→ **PROMPT**
Leave out the pictures and repeat the rest of the material exactly.

→ **DATA PROVIDED**
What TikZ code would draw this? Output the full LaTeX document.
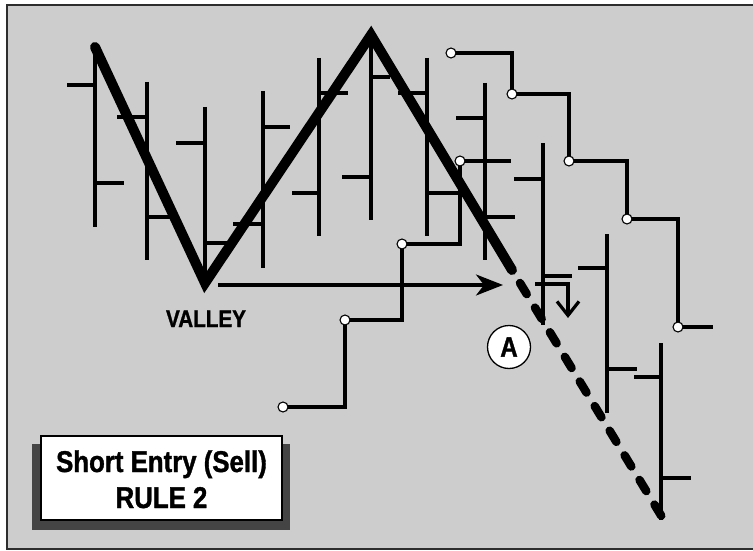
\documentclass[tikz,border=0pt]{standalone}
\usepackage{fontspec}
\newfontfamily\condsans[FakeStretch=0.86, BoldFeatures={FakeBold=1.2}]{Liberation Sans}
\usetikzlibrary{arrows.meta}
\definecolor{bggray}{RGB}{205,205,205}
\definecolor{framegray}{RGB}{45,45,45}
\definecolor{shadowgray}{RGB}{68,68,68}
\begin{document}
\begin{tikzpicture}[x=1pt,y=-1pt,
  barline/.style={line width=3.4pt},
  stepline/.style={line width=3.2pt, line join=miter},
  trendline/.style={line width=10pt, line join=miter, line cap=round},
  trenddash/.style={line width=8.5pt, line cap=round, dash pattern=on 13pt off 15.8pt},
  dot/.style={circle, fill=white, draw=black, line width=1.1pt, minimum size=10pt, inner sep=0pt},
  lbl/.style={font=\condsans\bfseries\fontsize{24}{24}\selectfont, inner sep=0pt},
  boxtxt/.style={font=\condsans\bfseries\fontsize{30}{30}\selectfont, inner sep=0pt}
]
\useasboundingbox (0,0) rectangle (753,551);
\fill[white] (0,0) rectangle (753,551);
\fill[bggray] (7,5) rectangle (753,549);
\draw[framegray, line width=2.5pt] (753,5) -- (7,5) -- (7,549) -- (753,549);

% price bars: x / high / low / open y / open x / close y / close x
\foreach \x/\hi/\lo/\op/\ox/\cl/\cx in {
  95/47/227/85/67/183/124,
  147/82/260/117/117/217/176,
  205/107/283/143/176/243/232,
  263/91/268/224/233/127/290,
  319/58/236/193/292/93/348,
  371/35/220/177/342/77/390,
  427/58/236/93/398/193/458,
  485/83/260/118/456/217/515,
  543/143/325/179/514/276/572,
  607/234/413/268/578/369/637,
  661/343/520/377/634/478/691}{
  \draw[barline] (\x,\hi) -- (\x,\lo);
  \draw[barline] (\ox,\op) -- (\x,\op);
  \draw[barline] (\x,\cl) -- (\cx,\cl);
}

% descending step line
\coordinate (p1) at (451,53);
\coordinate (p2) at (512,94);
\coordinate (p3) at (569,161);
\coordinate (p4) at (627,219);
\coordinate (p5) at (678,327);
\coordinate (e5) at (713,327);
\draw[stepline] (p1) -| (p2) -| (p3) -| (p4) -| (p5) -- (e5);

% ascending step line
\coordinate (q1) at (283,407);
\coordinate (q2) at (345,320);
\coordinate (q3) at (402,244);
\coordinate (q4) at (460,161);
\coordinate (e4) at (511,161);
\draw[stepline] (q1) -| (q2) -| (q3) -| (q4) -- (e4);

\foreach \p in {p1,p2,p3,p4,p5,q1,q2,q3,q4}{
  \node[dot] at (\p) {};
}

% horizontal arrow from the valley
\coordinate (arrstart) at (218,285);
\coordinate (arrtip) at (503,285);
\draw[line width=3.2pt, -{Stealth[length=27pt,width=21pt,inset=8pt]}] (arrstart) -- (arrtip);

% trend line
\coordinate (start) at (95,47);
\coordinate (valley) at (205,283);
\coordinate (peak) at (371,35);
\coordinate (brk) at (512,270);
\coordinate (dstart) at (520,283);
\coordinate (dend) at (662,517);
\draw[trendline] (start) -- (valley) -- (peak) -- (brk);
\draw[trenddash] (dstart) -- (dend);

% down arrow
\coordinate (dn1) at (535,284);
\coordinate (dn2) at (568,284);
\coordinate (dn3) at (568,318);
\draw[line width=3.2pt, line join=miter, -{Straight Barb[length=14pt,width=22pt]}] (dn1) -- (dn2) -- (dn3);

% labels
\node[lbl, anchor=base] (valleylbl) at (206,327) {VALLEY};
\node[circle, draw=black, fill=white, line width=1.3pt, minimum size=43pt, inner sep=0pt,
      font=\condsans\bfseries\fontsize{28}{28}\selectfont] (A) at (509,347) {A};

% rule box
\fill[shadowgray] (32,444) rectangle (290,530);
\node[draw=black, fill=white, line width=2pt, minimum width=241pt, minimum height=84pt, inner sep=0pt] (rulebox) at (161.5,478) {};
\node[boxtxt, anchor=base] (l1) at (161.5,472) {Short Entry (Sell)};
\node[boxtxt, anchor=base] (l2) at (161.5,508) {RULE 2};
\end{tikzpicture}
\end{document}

→ **THE ANSWER**
What TikZ code would draw this? Output the full LaTeX document.
\documentclass[tikz,border=0pt]{standalone}
\usepackage{fontspec}
\newfontfamily\condsans[FakeStretch=0.86, BoldFeatures={FakeBold=1.2}]{Liberation Sans}
\usetikzlibrary{arrows.meta}
\definecolor{bggray}{RGB}{205,205,205}
\definecolor{framegray}{RGB}{45,45,45}
\definecolor{shadowgray}{RGB}{68,68,68}
\begin{document}
\begin{tikzpicture}[x=1pt,y=-1pt,
  barline/.style={line width=3.4pt},
  stepline/.style={line width=3.2pt, line join=miter},
  trendline/.style={line width=10pt, line join=miter, line cap=round},
  trenddash/.style={line width=8.5pt, line cap=round, dash pattern=on 13pt off 15.8pt},
  dot/.style={circle, fill=white, draw=black, line width=1.1pt, minimum size=10pt, inner sep=0pt},
  lbl/.style={font=\condsans\bfseries\fontsize{24}{24}\selectfont, inner sep=0pt},
  boxtxt/.style={font=\condsans\bfseries\fontsize{30}{30}\selectfont, inner sep=0pt}
]
\useasboundingbox (0,0) rectangle (753,551);
\fill[white] (0,0) rectangle (753,551);
\fill[bggray] (7,5) rectangle (753,549);
\draw[framegray, line width=2.5pt] (753,5) -- (7,5) -- (7,549) -- (753,549);

% price bars: x / high / low / open y / open x / close y / close x
\foreach \x/\hi/\lo/\op/\ox/\cl/\cx in {
  95/47/227/85/67/183/124,
  147/82/260/117/117/217/176,
  205/107/283/143/176/243/232,
  263/91/268/224/233/127/290,
  319/58/236/193/292/93/348,
  371/35/220/177/342/77/390,
  427/58/236/93/398/193/458,
  485/83/260/118/456/217/515,
  543/143/325/179/514/276/572,
  607/234/413/268/578/369/637,
  661/343/520/377/634/478/691}{
  \draw[barline] (\x,\hi) -- (\x,\lo);
  \draw[barline] (\ox,\op) -- (\x,\op);
  \draw[barline] (\x,\cl) -- (\cx,\cl);
}

% descending step line
\coordinate (p1) at (451,53);
\coordinate (p2) at (512,94);
\coordinate (p3) at (569,161);
\coordinate (p4) at (627,219);
\coordinate (p5) at (678,327);
\coordinate (e5) at (713,327);
\draw[stepline] (p1) -| (p2) -| (p3) -| (p4) -| (p5) -- (e5);

% ascending step line
\coordinate (q1) at (283,407);
\coordinate (q2) at (345,320);
\coordinate (q3) at (402,244);
\coordinate (q4) at (460,161);
\coordinate (e4) at (511,161);
\draw[stepline] (q1) -| (q2) -| (q3) -| (q4) -- (e4);

\foreach \p in {p1,p2,p3,p4,p5,q1,q2,q3,q4}{
  \node[dot] at (\p) {};
}

% horizontal arrow from the valley
\coordinate (arrstart) at (218,285);
\coordinate (arrtip) at (503,285);
\draw[line width=3.2pt, -{Stealth[length=27pt,width=21pt,inset=8pt]}] (arrstart) -- (arrtip);

% trend line
\coordinate (start) at (95,47);
\coordinate (valley) at (205,283);
\coordinate (peak) at (371,35);
\coordinate (brk) at (512,270);
\coordinate (dstart) at (520,283);
\coordinate (dend) at (662,517);
\draw[trendline] (start) -- (valley) -- (peak) -- (brk);
\draw[trenddash] (dstart) -- (dend);

% down arrow
\coordinate (dn1) at (535,284);
\coordinate (dn2) at (568,284);
\coordinate (dn3) at (568,318);
\draw[line width=3.2pt, line join=miter, -{Straight Barb[length=14pt,width=22pt]}] (dn1) -- (dn2) -- (dn3);

% labels
\node[lbl, anchor=base] (valleylbl) at (206,327) {VALLEY};
\node[circle, draw=black, fill=white, line width=1.3pt, minimum size=43pt, inner sep=0pt,
      font=\condsans\bfseries\fontsize{28}{28}\selectfont] (A) at (509,347) {A};

% rule box
\fill[shadowgray] (32,444) rectangle (290,530);
\node[draw=black, fill=white, line width=2pt, minimum width=241pt, minimum height=84pt, inner sep=0pt] (rulebox) at (161.5,478) {};
\node[boxtxt, anchor=base] (l1) at (161.5,472) {Short Entry (Sell)};
\node[boxtxt, anchor=base] (l2) at (161.5,508) {RULE 2};
\end{tikzpicture}
\end{document}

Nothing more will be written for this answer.